De presente, comprador do apartamento de cerca de R$ 30 milhões recebeu uma sapatilha esculpida em madeira de reflorestamento e decorada com detalhes folheados a ouro 23 quilates. A obra se chama “Punta Taco”, em referência à técnica de pilotagem que o ídolo dominava nas curvas. A escultura feita manualmente pelo artista Cainã Gartner é do tamanho exato ao do sapato usado pelo piloto e tem apenas 15 exemplares disponíveis.

VENDER PARA QUEM JÁ TEM TUDO

Segundo os experientes profissionais, o corretor de Balneário precisa falar a língua do cliente –seja ele um investidor de São Paulo, um produtor rural de Goiás ou um estrangeiro buscando custo-benefício com padrão internacional.

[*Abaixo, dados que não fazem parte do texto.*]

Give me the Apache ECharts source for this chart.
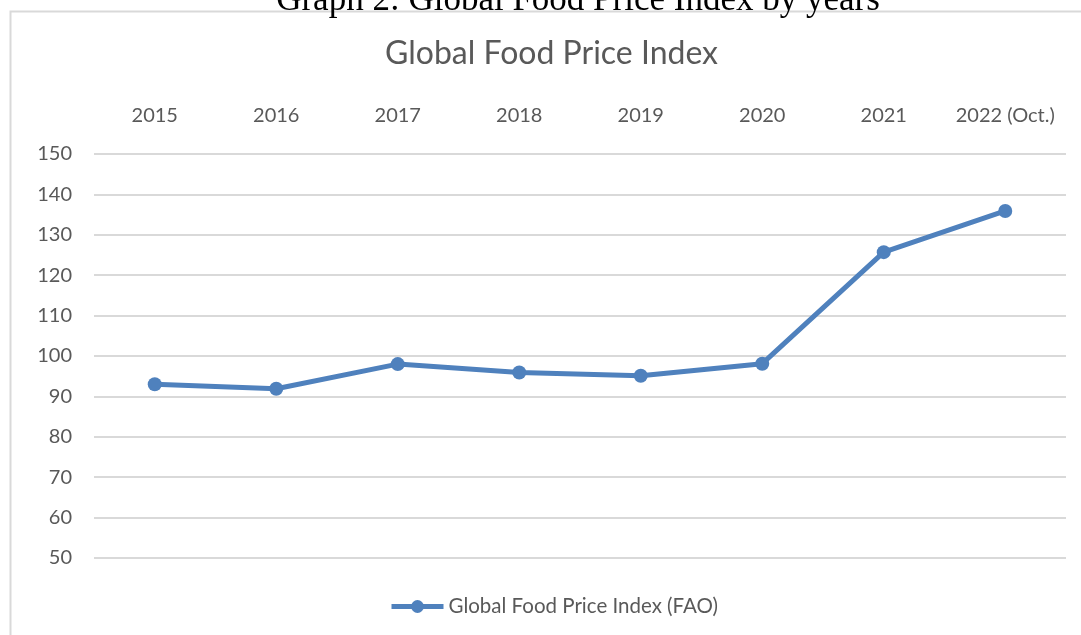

“O comprador típico hoje é um empresário de alta renda, ligado ao agro ou à indústria, com olhar cada vez mais criterioso”, diz Thiago Cabral, CEO da ABC & Embralot, que atua em Balneário e região.

Ele afirma que esse cliente não busca só um imóvel: quer design autoral, sustentabilidade de verdade e exclusividade. “Quem entender que o mercado de alto padrão não é apenas sobre metros quadrados, mas sobre significado, vai liderar essa nova fase do setor. E é nisso que estamos focados”, afirma Cabral.

Para conquistar esse público, o corretor precisa sair do estande de vendas e ir aonde o cliente está –eventos de automobilismo, leilões de gado, feiras do agro.

Em 2024, o grupo ABC & Embralot superou R$ 600 milhões em faturamento e cresceu 150%. “As comissões contam, claro, mas o que sustenta uma operação de sucesso é visão de longo prazo”, diz Cabral.

Mas a vida do corretor de imóveis não é só de carros importados, viagens, férias fora de época. Além da leitura do cliente, vender exige paciência e timing. E os juros altos estão alongando o processo.

“Tem investidor que prefere esperar. A Selic está alta. Quer surfar a renda fixa”, diz Cassola. Outros, ele diz, têm medo da instabilidade política. “O tempo entre mostrar e fechar aumentou”, afirma.

A saída tem sido oferecer parcelamentos diretos, entrada reduzida e crédito facilitado. E discurso dos corretores segue alinhado: “Quem compra terra não erra. A escritura na tua gaveta ninguém consegue roubar”.